Transcribe the material in full. Nothing should differ except that the pictures are left out.

======== Given data ========

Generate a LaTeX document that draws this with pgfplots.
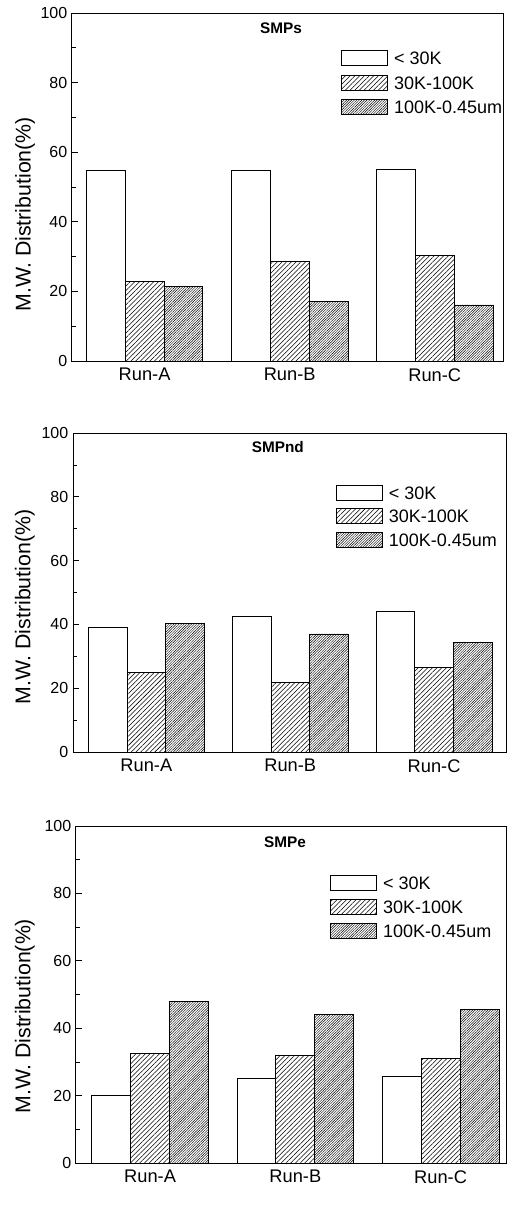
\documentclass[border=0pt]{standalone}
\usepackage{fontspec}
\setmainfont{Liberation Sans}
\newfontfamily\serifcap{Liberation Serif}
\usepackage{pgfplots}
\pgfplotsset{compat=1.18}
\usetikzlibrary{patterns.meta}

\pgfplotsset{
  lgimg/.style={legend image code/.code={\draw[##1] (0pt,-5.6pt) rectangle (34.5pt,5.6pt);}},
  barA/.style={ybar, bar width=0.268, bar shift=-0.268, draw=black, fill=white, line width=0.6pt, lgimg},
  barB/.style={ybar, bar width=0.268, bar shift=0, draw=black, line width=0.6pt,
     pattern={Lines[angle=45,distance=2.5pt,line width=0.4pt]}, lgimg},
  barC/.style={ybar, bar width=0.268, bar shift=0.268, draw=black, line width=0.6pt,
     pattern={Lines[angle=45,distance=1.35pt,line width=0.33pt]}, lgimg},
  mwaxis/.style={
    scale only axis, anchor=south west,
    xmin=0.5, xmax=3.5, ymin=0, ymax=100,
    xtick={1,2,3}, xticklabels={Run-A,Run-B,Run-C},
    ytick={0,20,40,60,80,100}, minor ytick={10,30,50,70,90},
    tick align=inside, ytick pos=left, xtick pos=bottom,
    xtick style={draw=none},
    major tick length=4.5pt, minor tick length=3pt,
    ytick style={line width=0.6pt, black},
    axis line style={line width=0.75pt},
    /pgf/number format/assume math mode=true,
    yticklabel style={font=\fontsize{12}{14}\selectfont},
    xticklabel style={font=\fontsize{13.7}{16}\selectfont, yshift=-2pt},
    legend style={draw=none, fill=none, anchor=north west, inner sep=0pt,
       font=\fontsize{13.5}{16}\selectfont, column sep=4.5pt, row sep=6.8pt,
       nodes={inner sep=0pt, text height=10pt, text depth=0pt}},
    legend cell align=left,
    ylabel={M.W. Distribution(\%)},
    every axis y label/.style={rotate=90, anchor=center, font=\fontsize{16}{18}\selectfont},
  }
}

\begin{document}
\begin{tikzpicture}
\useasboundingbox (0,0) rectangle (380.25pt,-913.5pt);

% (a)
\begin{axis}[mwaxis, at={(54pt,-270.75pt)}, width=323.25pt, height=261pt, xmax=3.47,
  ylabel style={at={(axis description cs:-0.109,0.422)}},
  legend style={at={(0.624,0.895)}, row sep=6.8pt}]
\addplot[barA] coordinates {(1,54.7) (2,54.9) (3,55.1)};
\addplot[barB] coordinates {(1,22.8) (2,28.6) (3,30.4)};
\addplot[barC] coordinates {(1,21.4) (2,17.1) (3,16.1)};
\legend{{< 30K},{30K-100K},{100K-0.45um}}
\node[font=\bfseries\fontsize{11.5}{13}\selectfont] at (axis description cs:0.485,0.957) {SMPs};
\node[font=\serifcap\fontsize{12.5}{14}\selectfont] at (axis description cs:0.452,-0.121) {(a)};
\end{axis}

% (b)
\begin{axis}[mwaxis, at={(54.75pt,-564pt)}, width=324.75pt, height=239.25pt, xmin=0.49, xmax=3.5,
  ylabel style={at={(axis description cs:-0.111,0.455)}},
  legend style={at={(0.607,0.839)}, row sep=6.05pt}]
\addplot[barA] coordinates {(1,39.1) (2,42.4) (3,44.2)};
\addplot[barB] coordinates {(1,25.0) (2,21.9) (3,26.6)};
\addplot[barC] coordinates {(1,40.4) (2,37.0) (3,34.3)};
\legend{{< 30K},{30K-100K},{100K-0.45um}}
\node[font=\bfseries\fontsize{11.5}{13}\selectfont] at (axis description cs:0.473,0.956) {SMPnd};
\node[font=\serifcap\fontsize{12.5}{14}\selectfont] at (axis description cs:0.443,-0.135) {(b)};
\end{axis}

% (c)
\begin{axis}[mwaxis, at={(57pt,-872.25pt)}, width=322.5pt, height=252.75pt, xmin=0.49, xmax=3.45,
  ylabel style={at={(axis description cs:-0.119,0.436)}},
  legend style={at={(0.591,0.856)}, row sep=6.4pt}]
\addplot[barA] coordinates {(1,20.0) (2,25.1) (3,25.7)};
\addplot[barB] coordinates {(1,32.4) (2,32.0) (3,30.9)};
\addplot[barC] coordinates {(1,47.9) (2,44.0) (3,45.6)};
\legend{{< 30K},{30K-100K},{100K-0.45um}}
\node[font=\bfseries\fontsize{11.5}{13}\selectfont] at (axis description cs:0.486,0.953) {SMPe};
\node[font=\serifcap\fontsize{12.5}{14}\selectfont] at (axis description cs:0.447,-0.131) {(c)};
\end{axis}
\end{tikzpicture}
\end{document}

========

=== Result ===
Generate a LaTeX document that draws this with pgfplots.
\documentclass[border=0pt]{standalone}
\usepackage{fontspec}
\setmainfont{Liberation Sans}
\newfontfamily\serifcap{Liberation Serif}
\usepackage{pgfplots}
\pgfplotsset{compat=1.18}
\usetikzlibrary{patterns.meta}

\pgfplotsset{
  lgimg/.style={legend image code/.code={\draw[##1] (0pt,-5.6pt) rectangle (34.5pt,5.6pt);}},
  barA/.style={ybar, bar width=0.268, bar shift=-0.268, draw=black, fill=white, line width=0.6pt, lgimg},
  barB/.style={ybar, bar width=0.268, bar shift=0, draw=black, line width=0.6pt,
     pattern={Lines[angle=45,distance=2.5pt,line width=0.4pt]}, lgimg},
  barC/.style={ybar, bar width=0.268, bar shift=0.268, draw=black, line width=0.6pt,
     pattern={Lines[angle=45,distance=1.35pt,line width=0.33pt]}, lgimg},
  mwaxis/.style={
    scale only axis, anchor=south west,
    xmin=0.5, xmax=3.5, ymin=0, ymax=100,
    xtick={1,2,3}, xticklabels={Run-A,Run-B,Run-C},
    ytick={0,20,40,60,80,100}, minor ytick={10,30,50,70,90},
    tick align=inside, ytick pos=left, xtick pos=bottom,
    xtick style={draw=none},
    major tick length=4.5pt, minor tick length=3pt,
    ytick style={line width=0.6pt, black},
    axis line style={line width=0.75pt},
    /pgf/number format/assume math mode=true,
    yticklabel style={font=\fontsize{12}{14}\selectfont},
    xticklabel style={font=\fontsize{13.7}{16}\selectfont, yshift=-2pt},
    legend style={draw=none, fill=none, anchor=north west, inner sep=0pt,
       font=\fontsize{13.5}{16}\selectfont, column sep=4.5pt, row sep=6.8pt,
       nodes={inner sep=0pt, text height=10pt, text depth=0pt}},
    legend cell align=left,
    ylabel={M.W. Distribution(\%)},
    every axis y label/.style={rotate=90, anchor=center, font=\fontsize{16}{18}\selectfont},
  }
}

\begin{document}
\begin{tikzpicture}
\useasboundingbox (0,0) rectangle (380.25pt,-913.5pt);

% (a)
\begin{axis}[mwaxis, at={(54pt,-270.75pt)}, width=323.25pt, height=261pt, xmax=3.47,
  ylabel style={at={(axis description cs:-0.109,0.422)}},
  legend style={at={(0.624,0.895)}, row sep=6.8pt}]
\addplot[barA] coordinates {(1,54.7) (2,54.9) (3,55.1)};
\addplot[barB] coordinates {(1,22.8) (2,28.6) (3,30.4)};
\addplot[barC] coordinates {(1,21.4) (2,17.1) (3,16.1)};
\legend{{< 30K},{30K-100K},{100K-0.45um}}
\node[font=\bfseries\fontsize{11.5}{13}\selectfont] at (axis description cs:0.485,0.957) {SMPs};
\node[font=\serifcap\fontsize{12.5}{14}\selectfont] at (axis description cs:0.452,-0.121) {(a)};
\end{axis}

% (b)
\begin{axis}[mwaxis, at={(54.75pt,-564pt)}, width=324.75pt, height=239.25pt, xmin=0.49, xmax=3.5,
  ylabel style={at={(axis description cs:-0.111,0.455)}},
  legend style={at={(0.607,0.839)}, row sep=6.05pt}]
\addplot[barA] coordinates {(1,39.1) (2,42.4) (3,44.2)};
\addplot[barB] coordinates {(1,25.0) (2,21.9) (3,26.6)};
\addplot[barC] coordinates {(1,40.4) (2,37.0) (3,34.3)};
\legend{{< 30K},{30K-100K},{100K-0.45um}}
\node[font=\bfseries\fontsize{11.5}{13}\selectfont] at (axis description cs:0.473,0.956) {SMPnd};
\node[font=\serifcap\fontsize{12.5}{14}\selectfont] at (axis description cs:0.443,-0.135) {(b)};
\end{axis}

% (c)
\begin{axis}[mwaxis, at={(57pt,-872.25pt)}, width=322.5pt, height=252.75pt, xmin=0.49, xmax=3.45,
  ylabel style={at={(axis description cs:-0.119,0.436)}},
  legend style={at={(0.591,0.856)}, row sep=6.4pt}]
\addplot[barA] coordinates {(1,20.0) (2,25.1) (3,25.7)};
\addplot[barB] coordinates {(1,32.4) (2,32.0) (3,30.9)};
\addplot[barC] coordinates {(1,47.9) (2,44.0) (3,45.6)};
\legend{{< 30K},{30K-100K},{100K-0.45um}}
\node[font=\bfseries\fontsize{11.5}{13}\selectfont] at (axis description cs:0.486,0.953) {SMPe};
\node[font=\serifcap\fontsize{12.5}{14}\selectfont] at (axis description cs:0.447,-0.131) {(c)};
\end{axis}
\end{tikzpicture}
\end{document}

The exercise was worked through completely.